>>>

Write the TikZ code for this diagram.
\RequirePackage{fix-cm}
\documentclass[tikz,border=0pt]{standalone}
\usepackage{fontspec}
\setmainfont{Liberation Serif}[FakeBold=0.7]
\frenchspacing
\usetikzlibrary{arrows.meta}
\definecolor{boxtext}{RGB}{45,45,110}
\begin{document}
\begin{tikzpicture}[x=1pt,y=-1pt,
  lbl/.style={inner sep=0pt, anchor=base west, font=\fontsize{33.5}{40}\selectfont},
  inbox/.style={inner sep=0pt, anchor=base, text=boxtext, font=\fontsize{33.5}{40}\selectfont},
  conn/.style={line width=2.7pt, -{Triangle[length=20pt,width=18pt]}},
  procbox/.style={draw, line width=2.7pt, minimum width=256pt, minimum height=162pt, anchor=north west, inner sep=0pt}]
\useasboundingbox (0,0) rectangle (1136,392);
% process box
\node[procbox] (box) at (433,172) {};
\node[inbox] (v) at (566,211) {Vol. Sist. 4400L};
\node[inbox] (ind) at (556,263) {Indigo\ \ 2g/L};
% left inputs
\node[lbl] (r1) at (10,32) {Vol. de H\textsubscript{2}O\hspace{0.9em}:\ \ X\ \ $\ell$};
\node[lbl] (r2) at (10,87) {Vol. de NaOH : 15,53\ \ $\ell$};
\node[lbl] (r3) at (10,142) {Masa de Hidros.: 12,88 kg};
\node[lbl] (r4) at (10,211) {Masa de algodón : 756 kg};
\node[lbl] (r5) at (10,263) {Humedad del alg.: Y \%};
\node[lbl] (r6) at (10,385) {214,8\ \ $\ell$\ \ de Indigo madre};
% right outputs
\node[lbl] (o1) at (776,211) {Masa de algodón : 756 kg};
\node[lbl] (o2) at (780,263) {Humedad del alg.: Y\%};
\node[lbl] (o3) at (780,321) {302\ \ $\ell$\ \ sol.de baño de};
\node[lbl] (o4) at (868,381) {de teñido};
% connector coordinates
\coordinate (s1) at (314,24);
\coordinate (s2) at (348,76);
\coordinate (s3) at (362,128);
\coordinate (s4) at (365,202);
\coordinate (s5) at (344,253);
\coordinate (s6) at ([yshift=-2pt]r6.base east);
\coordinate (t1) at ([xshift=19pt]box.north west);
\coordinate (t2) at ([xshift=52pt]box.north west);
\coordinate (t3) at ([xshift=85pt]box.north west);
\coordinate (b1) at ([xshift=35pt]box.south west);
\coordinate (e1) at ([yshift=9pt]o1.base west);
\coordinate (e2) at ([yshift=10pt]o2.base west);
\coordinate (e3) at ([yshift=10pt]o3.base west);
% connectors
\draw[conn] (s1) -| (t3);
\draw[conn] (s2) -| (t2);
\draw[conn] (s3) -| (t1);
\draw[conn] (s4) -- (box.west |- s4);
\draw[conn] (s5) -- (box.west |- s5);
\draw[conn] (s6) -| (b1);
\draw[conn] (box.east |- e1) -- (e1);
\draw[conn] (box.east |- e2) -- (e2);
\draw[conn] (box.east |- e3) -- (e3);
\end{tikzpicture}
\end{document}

<<<

## Instructions for the task:
Write down the full listing again, exactly.

## Written answer:
Write the TikZ code for this diagram.
\RequirePackage{fix-cm}
\documentclass[tikz,border=0pt]{standalone}
\usepackage{fontspec}
\setmainfont{Liberation Serif}[FakeBold=0.7]
\frenchspacing
\usetikzlibrary{arrows.meta}
\definecolor{boxtext}{RGB}{45,45,110}
\begin{document}
\begin{tikzpicture}[x=1pt,y=-1pt,
  lbl/.style={inner sep=0pt, anchor=base west, font=\fontsize{33.5}{40}\selectfont},
  inbox/.style={inner sep=0pt, anchor=base, text=boxtext, font=\fontsize{33.5}{40}\selectfont},
  conn/.style={line width=2.7pt, -{Triangle[length=20pt,width=18pt]}},
  procbox/.style={draw, line width=2.7pt, minimum width=256pt, minimum height=162pt, anchor=north west, inner sep=0pt}]
\useasboundingbox (0,0) rectangle (1136,392);
% process box
\node[procbox] (box) at (433,172) {};
\node[inbox] (v) at (566,211) {Vol. Sist. 4400L};
\node[inbox] (ind) at (556,263) {Indigo\ \ 2g/L};
% left inputs
\node[lbl] (r1) at (10,32) {Vol. de H\textsubscript{2}O\hspace{0.9em}:\ \ X\ \ $\ell$};
\node[lbl] (r2) at (10,87) {Vol. de NaOH : 15,53\ \ $\ell$};
\node[lbl] (r3) at (10,142) {Masa de Hidros.: 12,88 kg};
\node[lbl] (r4) at (10,211) {Masa de algodón : 756 kg};
\node[lbl] (r5) at (10,263) {Humedad del alg.: Y \%};
\node[lbl] (r6) at (10,385) {214,8\ \ $\ell$\ \ de Indigo madre};
% right outputs
\node[lbl] (o1) at (776,211) {Masa de algodón : 756 kg};
\node[lbl] (o2) at (780,263) {Humedad del alg.: Y\%};
\node[lbl] (o3) at (780,321) {302\ \ $\ell$\ \ sol.de baño de};
\node[lbl] (o4) at (868,381) {de teñido};
% connector coordinates
\coordinate (s1) at (314,24);
\coordinate (s2) at (348,76);
\coordinate (s3) at (362,128);
\coordinate (s4) at (365,202);
\coordinate (s5) at (344,253);
\coordinate (s6) at ([yshift=-2pt]r6.base east);
\coordinate (t1) at ([xshift=19pt]box.north west);
\coordinate (t2) at ([xshift=52pt]box.north west);
\coordinate (t3) at ([xshift=85pt]box.north west);
\coordinate (b1) at ([xshift=35pt]box.south west);
\coordinate (e1) at ([yshift=9pt]o1.base west);
\coordinate (e2) at ([yshift=10pt]o2.base west);
\coordinate (e3) at ([yshift=10pt]o3.base west);
% connectors
\draw[conn] (s1) -| (t3);
\draw[conn] (s2) -| (t2);
\draw[conn] (s3) -| (t1);
\draw[conn] (s4) -- (box.west |- s4);
\draw[conn] (s5) -- (box.west |- s5);
\draw[conn] (s6) -| (b1);
\draw[conn] (box.east |- e1) -- (e1);
\draw[conn] (box.east |- e2) -- (e2);
\draw[conn] (box.east |- e3) -- (e3);
\end{tikzpicture}
\end{document}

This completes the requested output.